(Source code of charts)
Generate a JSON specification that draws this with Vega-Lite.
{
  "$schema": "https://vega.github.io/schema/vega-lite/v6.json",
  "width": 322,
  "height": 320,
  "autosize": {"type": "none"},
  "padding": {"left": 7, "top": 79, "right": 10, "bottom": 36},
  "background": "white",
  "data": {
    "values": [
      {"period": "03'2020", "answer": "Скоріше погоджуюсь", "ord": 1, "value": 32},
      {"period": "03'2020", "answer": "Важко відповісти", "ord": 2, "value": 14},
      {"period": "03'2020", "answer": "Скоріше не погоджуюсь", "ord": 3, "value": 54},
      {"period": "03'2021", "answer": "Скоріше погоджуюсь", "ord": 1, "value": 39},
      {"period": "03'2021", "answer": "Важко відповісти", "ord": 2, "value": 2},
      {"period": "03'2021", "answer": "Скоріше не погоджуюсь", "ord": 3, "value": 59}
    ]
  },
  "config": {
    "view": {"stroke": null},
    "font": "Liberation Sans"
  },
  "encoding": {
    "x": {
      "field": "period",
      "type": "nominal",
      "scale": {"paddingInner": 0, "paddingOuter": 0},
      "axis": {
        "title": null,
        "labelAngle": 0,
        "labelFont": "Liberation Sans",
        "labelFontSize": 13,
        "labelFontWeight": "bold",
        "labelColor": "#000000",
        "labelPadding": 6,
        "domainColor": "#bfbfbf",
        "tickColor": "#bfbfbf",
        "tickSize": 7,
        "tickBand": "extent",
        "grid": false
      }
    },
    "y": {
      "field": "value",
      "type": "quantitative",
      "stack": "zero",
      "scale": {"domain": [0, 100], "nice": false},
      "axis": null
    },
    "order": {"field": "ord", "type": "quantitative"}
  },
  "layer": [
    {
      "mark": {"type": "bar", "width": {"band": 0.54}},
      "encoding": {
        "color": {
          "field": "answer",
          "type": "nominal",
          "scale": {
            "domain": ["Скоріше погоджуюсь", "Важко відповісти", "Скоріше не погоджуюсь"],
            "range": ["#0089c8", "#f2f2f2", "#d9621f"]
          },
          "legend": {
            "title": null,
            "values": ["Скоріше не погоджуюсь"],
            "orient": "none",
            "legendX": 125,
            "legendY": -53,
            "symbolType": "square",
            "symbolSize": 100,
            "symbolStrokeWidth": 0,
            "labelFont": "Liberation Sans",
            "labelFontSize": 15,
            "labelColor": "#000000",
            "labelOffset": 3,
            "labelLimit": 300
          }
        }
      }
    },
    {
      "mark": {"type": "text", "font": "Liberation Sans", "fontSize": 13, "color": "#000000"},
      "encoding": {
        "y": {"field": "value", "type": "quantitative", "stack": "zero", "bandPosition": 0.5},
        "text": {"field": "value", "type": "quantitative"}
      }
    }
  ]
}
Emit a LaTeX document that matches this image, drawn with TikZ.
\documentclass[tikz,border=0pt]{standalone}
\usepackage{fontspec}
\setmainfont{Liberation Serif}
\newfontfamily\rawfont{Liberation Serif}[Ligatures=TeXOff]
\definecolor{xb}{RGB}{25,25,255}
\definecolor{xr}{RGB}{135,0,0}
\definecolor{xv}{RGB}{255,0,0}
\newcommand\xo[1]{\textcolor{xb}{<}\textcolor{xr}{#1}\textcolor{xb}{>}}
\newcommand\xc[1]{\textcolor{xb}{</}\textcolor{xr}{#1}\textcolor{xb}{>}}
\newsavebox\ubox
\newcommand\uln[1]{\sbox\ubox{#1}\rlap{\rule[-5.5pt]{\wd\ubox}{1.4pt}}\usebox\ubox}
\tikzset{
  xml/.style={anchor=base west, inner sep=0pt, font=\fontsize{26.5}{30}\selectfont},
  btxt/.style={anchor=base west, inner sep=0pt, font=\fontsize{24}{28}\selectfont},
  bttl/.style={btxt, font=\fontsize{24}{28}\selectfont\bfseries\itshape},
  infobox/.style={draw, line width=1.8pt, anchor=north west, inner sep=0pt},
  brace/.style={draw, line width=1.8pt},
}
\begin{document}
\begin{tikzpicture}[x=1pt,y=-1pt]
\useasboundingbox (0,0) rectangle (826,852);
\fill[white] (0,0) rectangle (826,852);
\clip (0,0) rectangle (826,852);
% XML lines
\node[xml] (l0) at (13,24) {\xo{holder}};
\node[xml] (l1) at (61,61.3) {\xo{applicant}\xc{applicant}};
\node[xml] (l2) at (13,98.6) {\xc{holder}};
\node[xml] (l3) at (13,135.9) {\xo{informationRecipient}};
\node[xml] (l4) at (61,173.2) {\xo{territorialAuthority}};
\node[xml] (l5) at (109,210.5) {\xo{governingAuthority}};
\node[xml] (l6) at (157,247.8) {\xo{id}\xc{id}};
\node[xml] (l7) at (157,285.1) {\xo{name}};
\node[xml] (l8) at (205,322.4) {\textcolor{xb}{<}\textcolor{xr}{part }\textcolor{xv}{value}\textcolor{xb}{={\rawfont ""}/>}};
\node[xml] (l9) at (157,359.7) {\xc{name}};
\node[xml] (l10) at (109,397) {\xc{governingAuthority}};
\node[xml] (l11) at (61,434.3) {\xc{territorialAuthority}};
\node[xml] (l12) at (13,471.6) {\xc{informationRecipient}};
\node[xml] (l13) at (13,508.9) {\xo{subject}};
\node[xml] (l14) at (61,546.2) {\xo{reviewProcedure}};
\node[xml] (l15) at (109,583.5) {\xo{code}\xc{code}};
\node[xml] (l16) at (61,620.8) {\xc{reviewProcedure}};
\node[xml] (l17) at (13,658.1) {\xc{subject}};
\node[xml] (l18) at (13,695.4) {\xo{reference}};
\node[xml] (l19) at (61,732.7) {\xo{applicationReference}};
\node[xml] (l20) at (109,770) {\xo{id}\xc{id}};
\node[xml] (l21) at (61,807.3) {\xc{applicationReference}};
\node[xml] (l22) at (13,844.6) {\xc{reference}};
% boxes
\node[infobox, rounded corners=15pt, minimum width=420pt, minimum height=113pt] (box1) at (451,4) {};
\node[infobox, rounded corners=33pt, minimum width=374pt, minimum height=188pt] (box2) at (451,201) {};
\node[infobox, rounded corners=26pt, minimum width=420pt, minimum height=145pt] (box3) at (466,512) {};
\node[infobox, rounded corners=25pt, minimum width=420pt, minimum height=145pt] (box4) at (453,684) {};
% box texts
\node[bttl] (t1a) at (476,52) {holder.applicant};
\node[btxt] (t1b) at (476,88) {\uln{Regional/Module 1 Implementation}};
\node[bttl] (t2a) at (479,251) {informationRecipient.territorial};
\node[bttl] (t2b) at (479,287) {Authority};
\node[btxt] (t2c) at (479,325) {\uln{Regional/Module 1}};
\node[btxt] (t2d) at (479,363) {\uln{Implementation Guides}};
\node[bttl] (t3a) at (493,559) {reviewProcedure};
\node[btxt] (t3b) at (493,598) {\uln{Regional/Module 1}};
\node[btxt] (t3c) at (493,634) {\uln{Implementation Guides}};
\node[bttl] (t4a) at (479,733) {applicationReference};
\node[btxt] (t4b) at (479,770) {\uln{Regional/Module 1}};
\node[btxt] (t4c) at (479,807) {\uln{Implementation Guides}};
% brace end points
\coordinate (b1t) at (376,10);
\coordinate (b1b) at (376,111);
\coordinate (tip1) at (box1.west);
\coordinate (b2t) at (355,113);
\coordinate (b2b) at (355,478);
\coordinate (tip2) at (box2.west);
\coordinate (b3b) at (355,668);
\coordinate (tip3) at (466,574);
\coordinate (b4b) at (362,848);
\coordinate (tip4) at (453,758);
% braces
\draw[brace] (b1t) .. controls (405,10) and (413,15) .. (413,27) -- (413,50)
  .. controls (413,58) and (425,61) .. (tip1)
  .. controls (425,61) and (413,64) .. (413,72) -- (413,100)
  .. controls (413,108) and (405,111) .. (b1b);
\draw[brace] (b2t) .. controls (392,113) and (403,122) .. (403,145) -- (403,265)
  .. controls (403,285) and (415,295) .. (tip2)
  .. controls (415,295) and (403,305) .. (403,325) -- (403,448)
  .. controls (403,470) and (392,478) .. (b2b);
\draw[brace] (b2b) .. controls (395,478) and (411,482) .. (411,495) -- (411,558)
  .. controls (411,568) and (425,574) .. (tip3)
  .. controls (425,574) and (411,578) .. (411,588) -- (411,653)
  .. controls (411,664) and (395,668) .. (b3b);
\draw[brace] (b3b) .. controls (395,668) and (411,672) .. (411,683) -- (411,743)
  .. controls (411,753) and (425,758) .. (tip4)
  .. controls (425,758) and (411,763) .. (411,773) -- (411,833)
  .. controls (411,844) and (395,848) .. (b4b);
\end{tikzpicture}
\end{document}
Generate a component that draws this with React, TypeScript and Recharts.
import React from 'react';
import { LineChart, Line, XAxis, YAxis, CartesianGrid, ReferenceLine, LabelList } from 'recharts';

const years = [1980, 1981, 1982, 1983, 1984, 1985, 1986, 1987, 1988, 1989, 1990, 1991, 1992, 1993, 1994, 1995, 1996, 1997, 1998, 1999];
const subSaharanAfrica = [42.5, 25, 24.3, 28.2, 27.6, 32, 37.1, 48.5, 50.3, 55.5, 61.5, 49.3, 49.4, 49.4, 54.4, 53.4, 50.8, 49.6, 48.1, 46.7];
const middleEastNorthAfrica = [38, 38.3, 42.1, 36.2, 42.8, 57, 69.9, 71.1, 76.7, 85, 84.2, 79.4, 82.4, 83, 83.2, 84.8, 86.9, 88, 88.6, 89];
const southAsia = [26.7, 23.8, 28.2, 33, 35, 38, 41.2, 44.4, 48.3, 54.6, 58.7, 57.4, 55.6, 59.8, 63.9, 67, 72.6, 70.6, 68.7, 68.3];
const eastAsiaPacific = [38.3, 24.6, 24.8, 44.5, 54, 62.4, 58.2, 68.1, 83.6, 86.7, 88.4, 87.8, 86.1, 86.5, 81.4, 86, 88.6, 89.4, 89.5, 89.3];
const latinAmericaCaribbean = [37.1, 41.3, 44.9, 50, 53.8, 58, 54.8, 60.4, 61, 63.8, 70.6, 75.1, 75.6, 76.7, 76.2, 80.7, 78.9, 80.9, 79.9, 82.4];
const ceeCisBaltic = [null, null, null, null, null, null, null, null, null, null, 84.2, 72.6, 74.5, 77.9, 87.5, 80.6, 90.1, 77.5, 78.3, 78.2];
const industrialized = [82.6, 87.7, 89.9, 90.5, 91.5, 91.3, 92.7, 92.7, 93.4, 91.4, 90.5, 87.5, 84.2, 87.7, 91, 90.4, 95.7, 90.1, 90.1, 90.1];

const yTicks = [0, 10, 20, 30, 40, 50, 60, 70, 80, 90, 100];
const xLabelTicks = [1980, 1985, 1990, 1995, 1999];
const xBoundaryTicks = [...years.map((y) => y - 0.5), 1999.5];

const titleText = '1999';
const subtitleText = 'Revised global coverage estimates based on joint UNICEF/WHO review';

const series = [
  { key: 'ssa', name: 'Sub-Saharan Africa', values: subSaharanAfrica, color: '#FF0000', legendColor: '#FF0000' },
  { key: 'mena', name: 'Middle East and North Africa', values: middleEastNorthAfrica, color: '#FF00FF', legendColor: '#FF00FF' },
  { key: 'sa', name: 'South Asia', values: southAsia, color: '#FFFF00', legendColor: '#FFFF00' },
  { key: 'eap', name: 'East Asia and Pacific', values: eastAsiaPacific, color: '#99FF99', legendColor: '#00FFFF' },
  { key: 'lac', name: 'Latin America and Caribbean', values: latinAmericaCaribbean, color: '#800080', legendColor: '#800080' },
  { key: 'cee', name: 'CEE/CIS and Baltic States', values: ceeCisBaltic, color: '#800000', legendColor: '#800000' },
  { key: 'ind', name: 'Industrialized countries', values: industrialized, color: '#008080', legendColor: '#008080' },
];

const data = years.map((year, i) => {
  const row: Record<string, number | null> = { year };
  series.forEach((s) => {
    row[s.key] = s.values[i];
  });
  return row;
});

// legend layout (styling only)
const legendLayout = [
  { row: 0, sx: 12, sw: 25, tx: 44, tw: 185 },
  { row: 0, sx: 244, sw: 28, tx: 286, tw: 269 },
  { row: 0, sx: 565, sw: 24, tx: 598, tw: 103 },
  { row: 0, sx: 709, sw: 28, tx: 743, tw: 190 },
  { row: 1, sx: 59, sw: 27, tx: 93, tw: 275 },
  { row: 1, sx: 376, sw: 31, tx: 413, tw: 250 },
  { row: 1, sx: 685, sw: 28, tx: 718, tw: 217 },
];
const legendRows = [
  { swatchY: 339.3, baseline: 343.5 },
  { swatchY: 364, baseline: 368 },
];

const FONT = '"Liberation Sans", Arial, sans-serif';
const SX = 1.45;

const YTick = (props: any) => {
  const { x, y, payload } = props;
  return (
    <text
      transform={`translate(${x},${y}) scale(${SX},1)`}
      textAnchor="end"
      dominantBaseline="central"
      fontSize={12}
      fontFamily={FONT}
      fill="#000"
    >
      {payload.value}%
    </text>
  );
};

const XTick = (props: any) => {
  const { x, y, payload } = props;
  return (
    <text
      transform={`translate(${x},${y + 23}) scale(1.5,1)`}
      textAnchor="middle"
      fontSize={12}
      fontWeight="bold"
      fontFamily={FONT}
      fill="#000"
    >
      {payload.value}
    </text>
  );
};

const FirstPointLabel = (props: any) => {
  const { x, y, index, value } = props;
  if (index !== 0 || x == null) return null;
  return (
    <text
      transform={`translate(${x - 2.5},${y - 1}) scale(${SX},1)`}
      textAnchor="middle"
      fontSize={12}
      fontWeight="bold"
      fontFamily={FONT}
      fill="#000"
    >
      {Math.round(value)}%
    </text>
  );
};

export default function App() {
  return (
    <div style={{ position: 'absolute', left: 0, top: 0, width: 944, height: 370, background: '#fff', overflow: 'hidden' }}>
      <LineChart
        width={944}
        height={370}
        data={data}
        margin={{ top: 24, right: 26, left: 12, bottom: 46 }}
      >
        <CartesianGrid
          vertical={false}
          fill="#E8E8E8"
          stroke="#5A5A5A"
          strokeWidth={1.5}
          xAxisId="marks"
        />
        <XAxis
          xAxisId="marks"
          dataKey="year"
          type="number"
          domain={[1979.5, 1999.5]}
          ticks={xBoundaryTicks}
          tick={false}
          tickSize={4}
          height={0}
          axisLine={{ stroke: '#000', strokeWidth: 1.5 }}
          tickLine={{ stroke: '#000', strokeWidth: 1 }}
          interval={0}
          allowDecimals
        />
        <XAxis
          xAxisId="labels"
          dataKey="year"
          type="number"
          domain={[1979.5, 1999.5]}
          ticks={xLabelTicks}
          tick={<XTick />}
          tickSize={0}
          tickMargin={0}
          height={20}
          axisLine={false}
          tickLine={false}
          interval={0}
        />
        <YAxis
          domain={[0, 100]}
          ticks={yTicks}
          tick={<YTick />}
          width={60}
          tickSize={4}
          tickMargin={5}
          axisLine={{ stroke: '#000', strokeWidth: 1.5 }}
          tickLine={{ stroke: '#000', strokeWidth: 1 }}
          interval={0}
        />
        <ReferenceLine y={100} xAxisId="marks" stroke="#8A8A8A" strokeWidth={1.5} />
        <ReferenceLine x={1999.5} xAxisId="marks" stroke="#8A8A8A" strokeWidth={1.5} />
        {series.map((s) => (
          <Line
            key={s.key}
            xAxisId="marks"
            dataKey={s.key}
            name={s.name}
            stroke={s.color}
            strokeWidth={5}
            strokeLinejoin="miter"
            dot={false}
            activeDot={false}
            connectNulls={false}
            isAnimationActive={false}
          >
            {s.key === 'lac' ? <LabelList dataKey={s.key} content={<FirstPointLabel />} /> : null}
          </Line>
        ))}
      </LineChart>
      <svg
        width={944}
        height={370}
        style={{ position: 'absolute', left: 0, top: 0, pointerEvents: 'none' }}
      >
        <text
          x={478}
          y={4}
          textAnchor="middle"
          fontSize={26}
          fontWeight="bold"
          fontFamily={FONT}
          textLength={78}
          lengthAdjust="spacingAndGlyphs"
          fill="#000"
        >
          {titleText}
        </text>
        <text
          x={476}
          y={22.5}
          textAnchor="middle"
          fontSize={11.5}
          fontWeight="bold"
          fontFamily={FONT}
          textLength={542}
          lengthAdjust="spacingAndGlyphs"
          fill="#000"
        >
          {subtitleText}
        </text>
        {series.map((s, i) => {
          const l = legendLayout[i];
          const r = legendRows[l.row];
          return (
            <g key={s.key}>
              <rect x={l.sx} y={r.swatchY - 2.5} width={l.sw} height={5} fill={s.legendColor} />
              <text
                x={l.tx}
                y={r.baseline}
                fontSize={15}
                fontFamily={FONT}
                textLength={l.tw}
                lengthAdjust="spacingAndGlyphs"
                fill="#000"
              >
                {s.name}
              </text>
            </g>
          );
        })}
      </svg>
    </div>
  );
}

[WHAT YOU ARE ASKED TO DO] Within the listing above, give again exactly every line from the line with "Generate a component" through the line with "CartesianGrid, ReferenceLine, LabelList", both included, and no other line.

[COMPLETED EXERCISE]
Generate a component that draws this with React, TypeScript and Recharts.
import React from 'react';
import { LineChart, Line, XAxis, YAxis, CartesianGrid, ReferenceLine, LabelList } from 'recharts';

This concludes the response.